* START Given data *
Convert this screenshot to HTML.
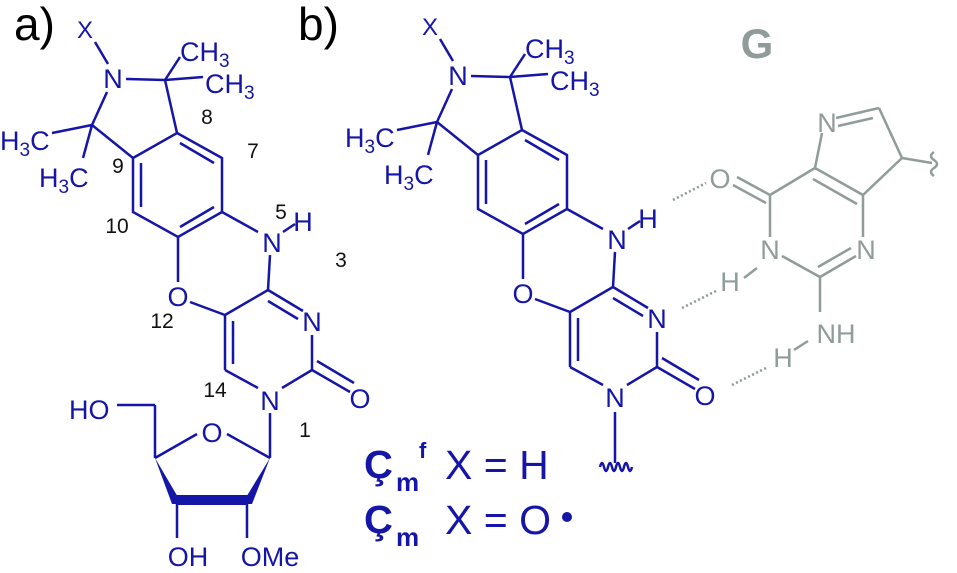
<!DOCTYPE html>
<html><head><meta charset="utf-8"><style>
html,body{margin:0;padding:0;background:#fff;}
svg{display:block;}
text{font-family:"Liberation Sans",sans-serif;}
</style></head><body>
<svg width="957" height="573" viewBox="0 0 957 573" xmlns="http://www.w3.org/2000/svg">
<defs>
<g id="core">
 <g stroke="#1515a8" stroke-width="2.5" fill="none">
  <line x1="95" y1="42" x2="108" y2="64"/>
  <line x1="126" y1="79" x2="165" y2="80"/>
  <line x1="165" y1="80" x2="180" y2="57"/>
  <line x1="165" y1="80" x2="203" y2="77"/>
  <line x1="107" y1="92" x2="92" y2="125"/>
  <line x1="92" y1="125" x2="52" y2="133"/>
  <line x1="92" y1="125" x2="83" y2="158"/>
  <line x1="92" y1="125" x2="133" y2="158"/>
  <line x1="165" y1="80" x2="177" y2="133"/>
  <polygon points="177,133 222,158 222,212 178,237 133,212 133,158"/>
  <line x1="180" y1="143" x2="214" y2="163"/>
  <line x1="141" y1="163" x2="141" y2="207"/>
  <line x1="214" y1="207" x2="180" y2="227"/>
  <line x1="222" y1="212" x2="258" y2="232"/>
  <line x1="283" y1="232" x2="295" y2="224"/>
  <line x1="270" y1="255" x2="268" y2="290"/>
  <line x1="178" y1="237" x2="178" y2="282"/>
  <line x1="190" y1="302" x2="225" y2="315"/>
  <line x1="225" y1="315" x2="268" y2="290"/>
  <line x1="268" y1="290" x2="303" y2="311"/>
  <line x1="268" y1="301" x2="298" y2="319"/>
  <line x1="312" y1="335" x2="312" y2="370"/>
  <line x1="312" y1="370" x2="350" y2="392"/>
  <line x1="317" y1="361" x2="354" y2="383"/>
  <line x1="312" y1="370" x2="282" y2="388"/>
  <line x1="258" y1="388" x2="225" y2="370"/>
  <line x1="225" y1="370" x2="225" y2="315"/>
  <line x1="233" y1="321" x2="233" y2="364"/>
 </g>
 <g fill="#1515a8" font-size="27">
  <text x="85" y="38" text-anchor="middle" font-size="24">X</text>
  <text x="113" y="88" text-anchor="middle">N</text>
  <text x="180" y="61">CH<tspan font-size="19" dy="6">3</tspan></text>
  <text x="205" y="93">CH<tspan font-size="19" dy="6">3</tspan></text>
  <text x="0" y="150">H<tspan font-size="19" dy="6">3</tspan><tspan dy="-6">C</tspan></text>
  <text x="39" y="187">H<tspan font-size="19" dy="6">3</tspan><tspan dy="-6">C</tspan></text>
  <text x="272" y="252" text-anchor="middle">N</text>
  <text x="303" y="231" text-anchor="middle">H</text>
  <text x="178" y="306" text-anchor="middle">O</text>
  <text x="312" y="331" text-anchor="middle">N</text>
  <text x="360" y="408" text-anchor="middle">O</text>
  <text x="270" y="410" text-anchor="middle">N</text>
 </g>
</g>
</defs>

<text x="14" y="40" font-size="46" fill="#000">a)</text>
<text x="298" y="40" font-size="46" fill="#000">b)</text>

<use href="#core"/>
<g fill="#111" font-size="21">
 <text x="207" y="124" text-anchor="middle">8</text>
 <text x="253" y="158" text-anchor="middle">7</text>
 <text x="118" y="173" text-anchor="middle">9</text>
 <text x="117" y="233" text-anchor="middle">10</text>
 <text x="281" y="219" text-anchor="middle">5</text>
 <text x="341" y="267" text-anchor="middle">3</text>
 <text x="162" y="328" text-anchor="middle">12</text>
 <text x="215" y="397" text-anchor="middle">14</text>
 <text x="305" y="437" text-anchor="middle">1</text>
</g>
<!-- sugar -->
<g stroke="#1515a8" stroke-width="2.5" fill="none">
 <line x1="270" y1="413" x2="270" y2="458"/>
 <line x1="270" y1="458" x2="227" y2="434"/>
 <line x1="197" y1="434" x2="155" y2="458"/>
 <line x1="117" y1="405" x2="155" y2="405"/>
 <line x1="155" y1="405" x2="155" y2="458"/>
 <line x1="177" y1="500" x2="177" y2="538"/>
 <line x1="247" y1="500" x2="247" y2="538"/>
</g>
<g fill="#1515a8">
 <polygon points="155,458 172,504 182,504"/>
 <polygon points="270,458 242,504 252,504"/>
 <rect x="176" y="495" width="72" height="10"/>
</g>
<g fill="#1515a8" font-size="27">
 <text x="69" y="419">HO</text>
 <text x="212" y="442" text-anchor="middle">O</text>
 <text x="188" y="566" text-anchor="middle">OH</text>
 <text x="270" y="566" text-anchor="middle">OMe</text>
</g>

<use href="#core" transform="translate(345,-3)"/>
<g stroke="#1515a8" stroke-width="2.5" fill="none">
 <line x1="615" y1="412" x2="615" y2="463"/>
 <path d="M600,467 q2,-8 4,0 q2,8 4,0 q2,-8 4,0 q2,8 4,0 q2,-8 4,0 q2,8 4,0 q2,-8 4,0 q2,8 4,0"/>
</g>

<g fill="#1515a8">
 <text x="364" y="478" font-size="40" font-weight="bold">Ç</text>
 <text x="396" y="491" font-size="26" font-weight="bold">m</text>
 <text x="419" y="458" font-size="22" font-weight="bold">f</text>
 <text x="445" y="479" font-size="41">X = H</text>
 <text x="364" y="533" font-size="40" font-weight="bold">Ç</text>
 <text x="396" y="546" font-size="26" font-weight="bold">m</text>
 <text x="445" y="534" font-size="41">X = O</text>
 <circle cx="567" cy="517" r="5"/>
</g>

<!-- G -->
<g stroke="#909c9a" stroke-width="2.5" fill="none">
 <line x1="836" y1="118" x2="879" y2="108"/>
 <line x1="838" y1="126" x2="873" y2="118"/>
 <line x1="879" y1="108" x2="902" y2="158"/>
 <line x1="902" y1="158" x2="863" y2="195"/>
 <line x1="902" y1="158" x2="932" y2="163"/>
 <line x1="863" y1="195" x2="815" y2="168"/>
 <line x1="857" y1="204" x2="813" y2="179"/>
 <line x1="815" y1="168" x2="822" y2="133"/>
 <line x1="815" y1="168" x2="770" y2="195"/>
 <line x1="770" y1="195" x2="737" y2="177"/>
 <line x1="766" y1="203" x2="733" y2="185"/>
 <line x1="770" y1="195" x2="770" y2="237"/>
 <line x1="782" y1="256" x2="820" y2="277"/>
 <line x1="820" y1="277" x2="856" y2="256"/>
 <line x1="818" y1="267" x2="851" y2="248"/>
 <line x1="863" y1="237" x2="863" y2="195"/>
 <line x1="820" y1="277" x2="820" y2="312"/>
 <line x1="744" y1="278" x2="757" y2="268"/>
 <line x1="794" y1="350" x2="808" y2="341"/>
 <path d="M934,152 q-6,4 0,8 q6,4 0,8 q-6,4 0,8" />
</g>
<g stroke="#909c9a" stroke-width="2.6" stroke-dasharray="2,2.5" fill="none">
 <line x1="673" y1="200" x2="706" y2="183"/>
 <line x1="682" y1="308" x2="716" y2="291"/>
 <line x1="732" y1="385" x2="766" y2="368"/>
</g>
<g fill="#909c9a" font-size="27">
 <text x="757" y="58" text-anchor="middle" font-size="42" font-weight="bold">G</text>
 <text x="827" y="132" text-anchor="middle">N</text>
 <text x="720" y="188" text-anchor="middle">O</text>
 <text x="770" y="259" text-anchor="middle">N</text>
 <text x="866" y="259" text-anchor="middle">N</text>
 <text x="730" y="291" text-anchor="middle">H</text>
 <text x="836" y="343" text-anchor="middle">NH</text>
 <text x="783" y="367" text-anchor="middle">H</text>
</g>
</svg>
</body></html>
* END Given data *
* Your goal: Transcribe the material exactly, leaving every picture out.

* Written response:
Convert this screenshot to HTML.
<!DOCTYPE html>
<html><head><meta charset="utf-8"><style>
html,body{margin:0;padding:0;background:#fff;}
svg{display:block;}
text{font-family:"Liberation Sans",sans-serif;}
</style></head><body>
<svg width="957" height="573" viewBox="0 0 957 573" xmlns="http://www.w3.org/2000/svg">
<defs>
<g id="core">
 <g stroke="#1515a8" stroke-width="2.5" fill="none">
  <line x1="95" y1="42" x2="108" y2="64"/>
  <line x1="126" y1="79" x2="165" y2="80"/>
  <line x1="165" y1="80" x2="180" y2="57"/>
  <line x1="165" y1="80" x2="203" y2="77"/>
  <line x1="107" y1="92" x2="92" y2="125"/>
  <line x1="92" y1="125" x2="52" y2="133"/>
  <line x1="92" y1="125" x2="83" y2="158"/>
  <line x1="92" y1="125" x2="133" y2="158"/>
  <line x1="165" y1="80" x2="177" y2="133"/>
  <polygon points="177,133 222,158 222,212 178,237 133,212 133,158"/>
  <line x1="180" y1="143" x2="214" y2="163"/>
  <line x1="141" y1="163" x2="141" y2="207"/>
  <line x1="214" y1="207" x2="180" y2="227"/>
  <line x1="222" y1="212" x2="258" y2="232"/>
  <line x1="283" y1="232" x2="295" y2="224"/>
  <line x1="270" y1="255" x2="268" y2="290"/>
  <line x1="178" y1="237" x2="178" y2="282"/>
  <line x1="190" y1="302" x2="225" y2="315"/>
  <line x1="225" y1="315" x2="268" y2="290"/>
  <line x1="268" y1="290" x2="303" y2="311"/>
  <line x1="268" y1="301" x2="298" y2="319"/>
  <line x1="312" y1="335" x2="312" y2="370"/>
  <line x1="312" y1="370" x2="350" y2="392"/>
  <line x1="317" y1="361" x2="354" y2="383"/>
  <line x1="312" y1="370" x2="282" y2="388"/>
  <line x1="258" y1="388" x2="225" y2="370"/>
  <line x1="225" y1="370" x2="225" y2="315"/>
  <line x1="233" y1="321" x2="233" y2="364"/>
 </g>
 <g fill="#1515a8" font-size="27">
  <text x="85" y="38" text-anchor="middle" font-size="24">X</text>
  <text x="113" y="88" text-anchor="middle">N</text>
  <text x="180" y="61">CH<tspan font-size="19" dy="6">3</tspan></text>
  <text x="205" y="93">CH<tspan font-size="19" dy="6">3</tspan></text>
  <text x="0" y="150">H<tspan font-size="19" dy="6">3</tspan><tspan dy="-6">C</tspan></text>
  <text x="39" y="187">H<tspan font-size="19" dy="6">3</tspan><tspan dy="-6">C</tspan></text>
  <text x="272" y="252" text-anchor="middle">N</text>
  <text x="303" y="231" text-anchor="middle">H</text>
  <text x="178" y="306" text-anchor="middle">O</text>
  <text x="312" y="331" text-anchor="middle">N</text>
  <text x="360" y="408" text-anchor="middle">O</text>
  <text x="270" y="410" text-anchor="middle">N</text>
 </g>
</g>
</defs>

<text x="14" y="40" font-size="46" fill="#000">a)</text>
<text x="298" y="40" font-size="46" fill="#000">b)</text>

<use href="#core"/>
<g fill="#111" font-size="21">
 <text x="207" y="124" text-anchor="middle">8</text>
 <text x="253" y="158" text-anchor="middle">7</text>
 <text x="118" y="173" text-anchor="middle">9</text>
 <text x="117" y="233" text-anchor="middle">10</text>
 <text x="281" y="219" text-anchor="middle">5</text>
 <text x="341" y="267" text-anchor="middle">3</text>
 <text x="162" y="328" text-anchor="middle">12</text>
 <text x="215" y="397" text-anchor="middle">14</text>
 <text x="305" y="437" text-anchor="middle">1</text>
</g>
<!-- sugar -->
<g stroke="#1515a8" stroke-width="2.5" fill="none">
 <line x1="270" y1="413" x2="270" y2="458"/>
 <line x1="270" y1="458" x2="227" y2="434"/>
 <line x1="197" y1="434" x2="155" y2="458"/>
 <line x1="117" y1="405" x2="155" y2="405"/>
 <line x1="155" y1="405" x2="155" y2="458"/>
 <line x1="177" y1="500" x2="177" y2="538"/>
 <line x1="247" y1="500" x2="247" y2="538"/>
</g>
<g fill="#1515a8">
 <polygon points="155,458 172,504 182,504"/>
 <polygon points="270,458 242,504 252,504"/>
 <rect x="176" y="495" width="72" height="10"/>
</g>
<g fill="#1515a8" font-size="27">
 <text x="69" y="419">HO</text>
 <text x="212" y="442" text-anchor="middle">O</text>
 <text x="188" y="566" text-anchor="middle">OH</text>
 <text x="270" y="566" text-anchor="middle">OMe</text>
</g>

<use href="#core" transform="translate(345,-3)"/>
<g stroke="#1515a8" stroke-width="2.5" fill="none">
 <line x1="615" y1="412" x2="615" y2="463"/>
 <path d="M600,467 q2,-8 4,0 q2,8 4,0 q2,-8 4,0 q2,8 4,0 q2,-8 4,0 q2,8 4,0 q2,-8 4,0 q2,8 4,0"/>
</g>

<g fill="#1515a8">
 <text x="364" y="478" font-size="40" font-weight="bold">Ç</text>
 <text x="396" y="491" font-size="26" font-weight="bold">m</text>
 <text x="419" y="458" font-size="22" font-weight="bold">f</text>
 <text x="445" y="479" font-size="41">X = H</text>
 <text x="364" y="533" font-size="40" font-weight="bold">Ç</text>
 <text x="396" y="546" font-size="26" font-weight="bold">m</text>
 <text x="445" y="534" font-size="41">X = O</text>
 <circle cx="567" cy="517" r="5"/>
</g>

<!-- G -->
<g stroke="#909c9a" stroke-width="2.5" fill="none">
 <line x1="836" y1="118" x2="879" y2="108"/>
 <line x1="838" y1="126" x2="873" y2="118"/>
 <line x1="879" y1="108" x2="902" y2="158"/>
 <line x1="902" y1="158" x2="863" y2="195"/>
 <line x1="902" y1="158" x2="932" y2="163"/>
 <line x1="863" y1="195" x2="815" y2="168"/>
 <line x1="857" y1="204" x2="813" y2="179"/>
 <line x1="815" y1="168" x2="822" y2="133"/>
 <line x1="815" y1="168" x2="770" y2="195"/>
 <line x1="770" y1="195" x2="737" y2="177"/>
 <line x1="766" y1="203" x2="733" y2="185"/>
 <line x1="770" y1="195" x2="770" y2="237"/>
 <line x1="782" y1="256" x2="820" y2="277"/>
 <line x1="820" y1="277" x2="856" y2="256"/>
 <line x1="818" y1="267" x2="851" y2="248"/>
 <line x1="863" y1="237" x2="863" y2="195"/>
 <line x1="820" y1="277" x2="820" y2="312"/>
 <line x1="744" y1="278" x2="757" y2="268"/>
 <line x1="794" y1="350" x2="808" y2="341"/>
 <path d="M934,152 q-6,4 0,8 q6,4 0,8 q-6,4 0,8" />
</g>
<g stroke="#909c9a" stroke-width="2.6" stroke-dasharray="2,2.5" fill="none">
 <line x1="673" y1="200" x2="706" y2="183"/>
 <line x1="682" y1="308" x2="716" y2="291"/>
 <line x1="732" y1="385" x2="766" y2="368"/>
</g>
<g fill="#909c9a" font-size="27">
 <text x="757" y="58" text-anchor="middle" font-size="42" font-weight="bold">G</text>
 <text x="827" y="132" text-anchor="middle">N</text>
 <text x="720" y="188" text-anchor="middle">O</text>
 <text x="770" y="259" text-anchor="middle">N</text>
 <text x="866" y="259" text-anchor="middle">N</text>
 <text x="730" y="291" text-anchor="middle">H</text>
 <text x="836" y="343" text-anchor="middle">NH</text>
 <text x="783" y="367" text-anchor="middle">H</text>
</g>
</svg>
</body></html>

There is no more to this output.